[BEGIN Record excerpts]
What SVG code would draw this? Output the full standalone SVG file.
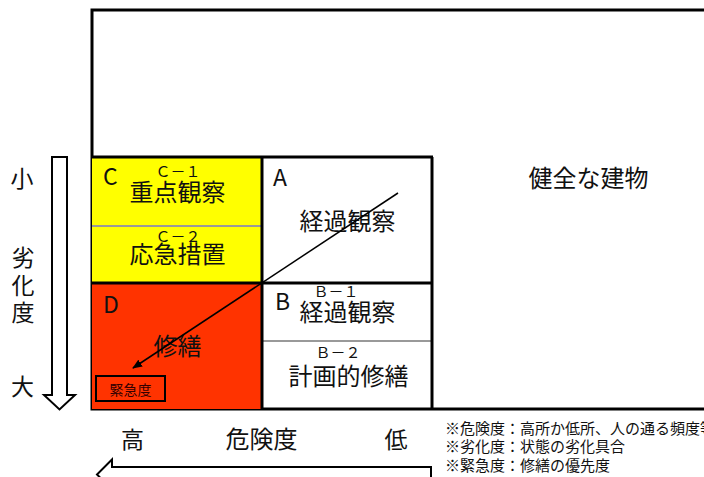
<svg xmlns="http://www.w3.org/2000/svg" width="704" height="477" viewBox="0 0 704 477">
<defs>
<style>
text{font-family:"Noto Sans CJK JP","Noto Sans",sans-serif;fill:#111}
.big{font-size:24px;text-anchor:middle}
.sub{font-size:15px;text-anchor:middle}
.let{font-size:23px}
.side{font-size:23px;text-anchor:middle}
.note{font-size:15px}
.blk{stroke:#000;stroke-width:3;fill:none}
.gray{stroke:#999;stroke-width:2}
</style>
<marker id="ah" markerWidth="10" markerHeight="8" refX="9" refY="4" orient="auto" markerUnits="userSpaceOnUse">
<path d="M0,0 L10,4 L0,8 z" fill="#000"/>
</marker>
</defs>
<rect width="704" height="477" fill="#fff"/>
<g id="frame">
<rect x="92" y="10" width="640" height="399" class="blk"/>
</g>
<g id="cellC">
<rect x="92" y="157" width="170" height="126" fill="#ffff00"/>
<line x1="92" y1="226" x2="262" y2="226" class="gray"/>
<text x="103" y="185" class="let">C</text>
<text x="178" y="177" class="sub">Ｃ－１</text>
<text x="177.5" y="201" class="big">重点観察</text>
<text x="178" y="242" class="sub">Ｃ－２</text>
<text x="177.5" y="263" class="big">応急措置</text>
</g>
<g id="cellD">
<rect x="92" y="283" width="170" height="126" fill="#ff3300"/>
<text x="103" y="313" class="let">D</text>
<text x="177.5" y="355" class="big">修繕</text>
<g id="urgency">
<rect x="96" y="376" width="69" height="25" fill="none" stroke="#000" stroke-width="2"/>
<text x="130.5" y="395" font-size="14" text-anchor="middle" style="fill:#300">緊急度</text>
</g>
</g>
<g id="cellA">
<text x="273" y="186" class="let">A</text>
<text x="347.5" y="230" class="big">経過観察</text>
</g>
<g id="cellB">
<line x1="262" y1="341" x2="432" y2="341" class="gray"/>
<text x="275" y="310" class="let">B</text>
<text x="336" y="297" class="sub">Ｂ－１</text>
<text x="347.5" y="321" class="big">経過観察</text>
<text x="338" y="358" class="sub">Ｂ－２</text>
<text x="348.5" y="385" class="big">計画的修繕</text>
</g>
<g id="grid">
<line x1="92" y1="157" x2="433" y2="157" class="blk"/>
<line x1="432" y1="157" x2="432" y2="409" class="blk"/>
<line x1="262" y1="157" x2="262" y2="409" class="blk"/>
<line x1="92" y1="283" x2="432" y2="283" class="blk"/>
</g>
<g id="healthy">
<text x="588.5" y="187" class="big">健全な建物</text>
</g>
<g id="deterioration-axis">
<polygon points="52,157 67,157 67,395 75,395 59.5,409.5 44,395 52,395" fill="#fff" stroke="#000" stroke-width="2"/>
<text x="22" y="187" class="side">小</text>
<text x="23" y="266" class="side">劣</text>
<text x="23" y="294" class="side">化</text>
<text x="23" y="321" class="side">度</text>
<text x="22.5" y="395" class="side">大</text>
</g>
<g id="danger-axis">
<polygon points="431,467 112,467 112,459.5 97,474.5 112,489.5 112,482 431,482" fill="#fff" stroke="#000" stroke-width="2"/>
<text x="132.5" y="448" class="side">高</text>
<text x="261.5" y="448" class="big">危険度</text>
<text x="396" y="448" class="side">低</text>
</g>
<g id="notes">
<text x="445" y="434" class="note">※危険度：高所か低所、人の通る頻度等</text>
<text x="445" y="452" class="note">※劣化度：状態の劣化具合</text>
<text x="445" y="471" class="note">※緊急度：修繕の優先度</text>
</g>
<g id="connectors">
<line x1="398" y1="193" x2="133" y2="368" stroke="#000" stroke-width="1.5" marker-end="url(#ah)"/>
</g>
</svg>
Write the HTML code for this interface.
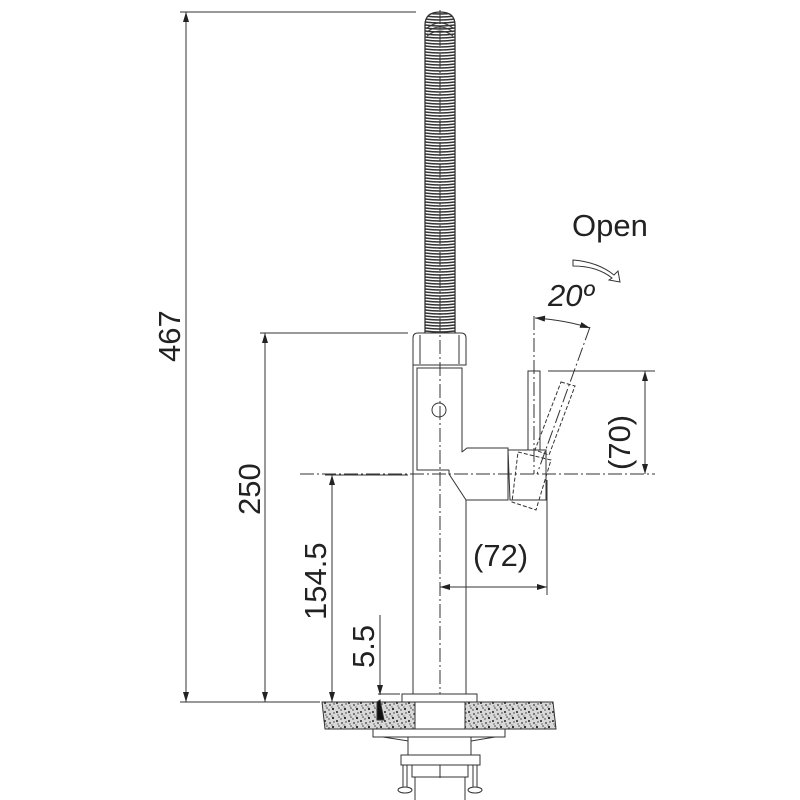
[END Record excerpts]
[Stated exercise]: Report all lines of the data above that include the string "code".

[Finished answer]:
What SVG code would draw this? Output the full standalone SVG file.
Write the HTML code for this interface.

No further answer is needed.